E essa impostura manifestada por muitos, em vários momentos da história, sinaliza para um terrível problema que, em certa medida, afeta a todos – uns com mais intensidade, outros com menos – que é o fato de que, muitas vezes, muitíssimas pessoas leem uma obra (quando leem) não com os olhos, mas sim, com o fígado. Aí meu amigo, não sai nada que preste mesmo. Nadica de nada.

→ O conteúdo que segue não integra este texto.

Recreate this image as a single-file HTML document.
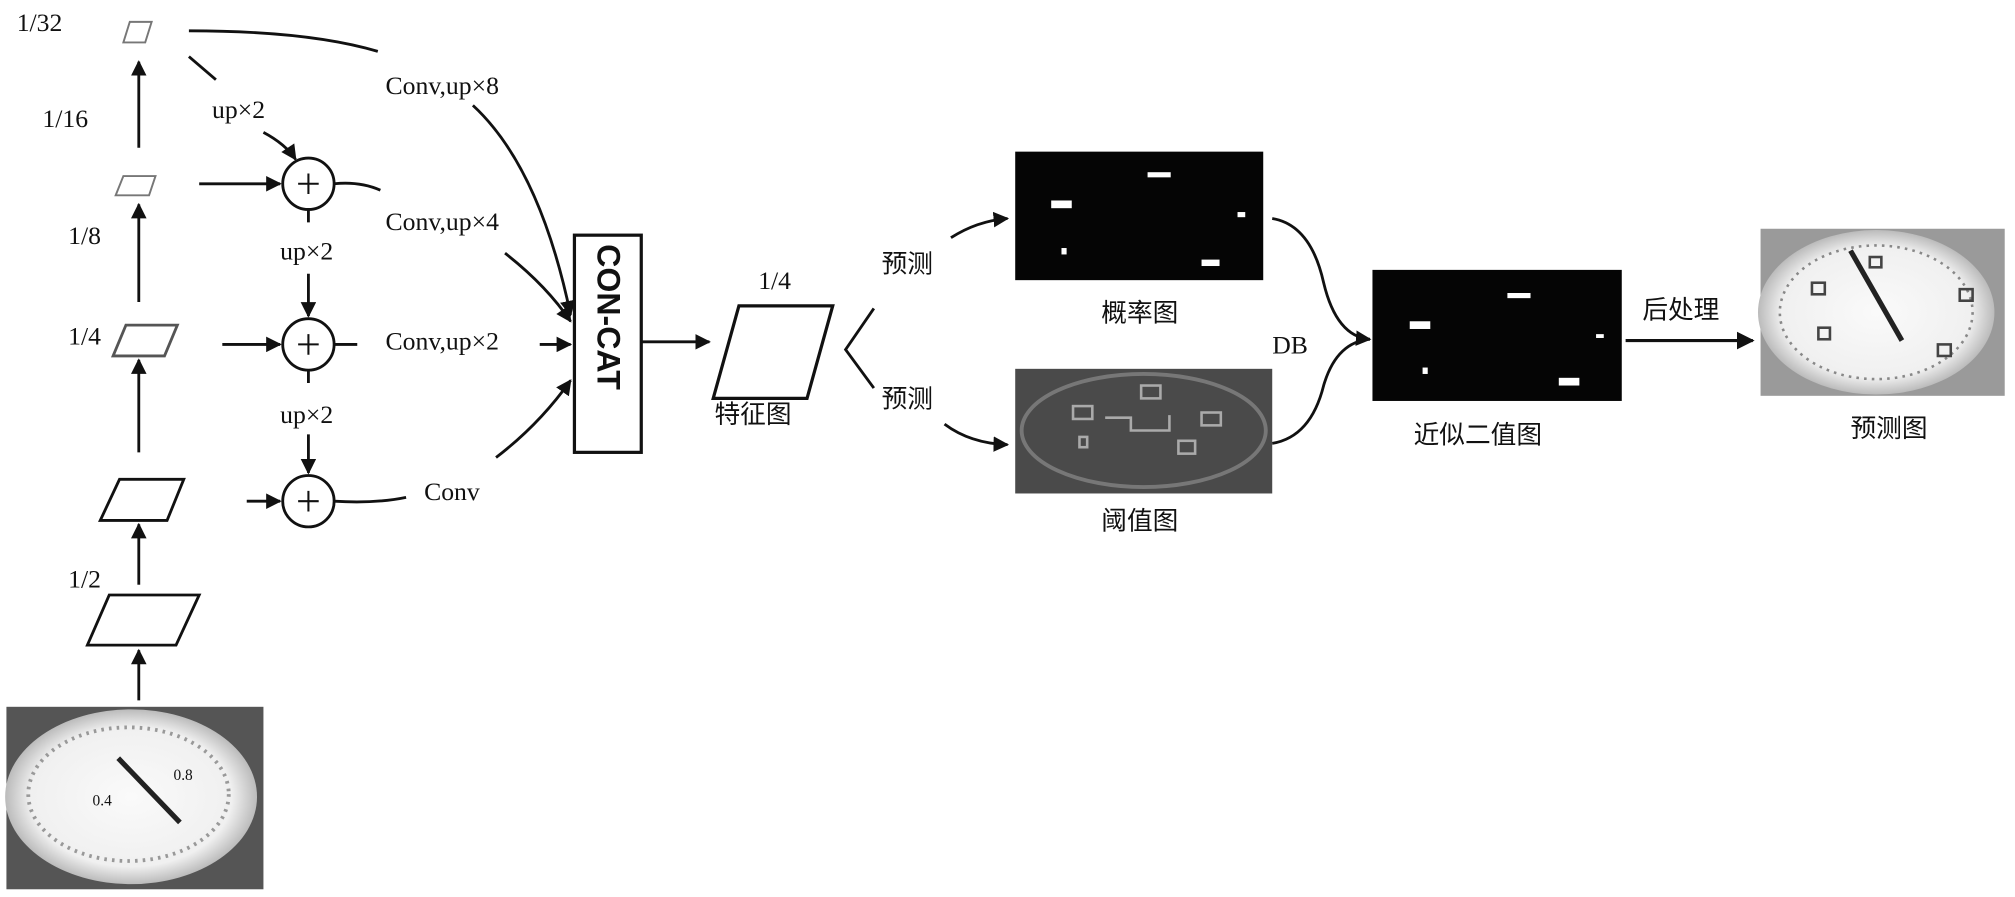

Pior. Incontáveis vezes, não poucas almas, confundem as picuinhas do dia a dia com a obra de um escritor ou de um filósofo, tendo em vista que o horizonte de percepção e de consciência desses indivíduos, infelizmente, não consegue elevar-se minimamente acima dos sulfurosos ares da mediocridade reinante, seja essa aleivosia midiatizada ou não.

Por isso, é tão importante, como nos ensina Isaías, o Anacoreta, que examinamos todo dia, de forma atenta, o nosso coração, perguntando: que paixões existem nele? Qual o poder dessas ditas cujas sobre nós? Qual a amplitude desse poder degradante? Tal exame é imprescindível porque, frequentemente, tais paixões, fantasiadas com toda ordem de justificativas, sempre acabam deixando uma e outra semente nefasta em nossos átrios e ventríloquos.

Abre parêntese: por essa razão, também e principalmente, é tão importante rezarmos por essas figuras, sejam elas quem forem porque, definitivamente, elas não sabem o que dizem, muito menos o que fazem. Fecha parêntese.

Isso posto, torna-se claro e cristalino que, com o passar dos anos, as gerações vindouras acabam tendo a felicidade de poder ter acesso a obra dos gigantes, limpas da imundice passional do momento. Foi assim com inúmeras figuras no correr da nossa história e sempre será, porque, como bem nos ensina Santo Tomás de Aquino, a verdade é filha do tempo.

Quanto à obra do finado filósofo Olavo de Carvalho, o tempo dirá, mas, algo me diz, que a resposta que será dada por ele, pelo tempo, irá desconcertar incontáveis línguas maldizentes.

Por fim, para a sorte dos maldizentes, existem as redes sociais para que não tenham que ficar guardando toda essa bile que, se guardada for, pode terminar causando uma baita gastrite nervosa, não é mesmo?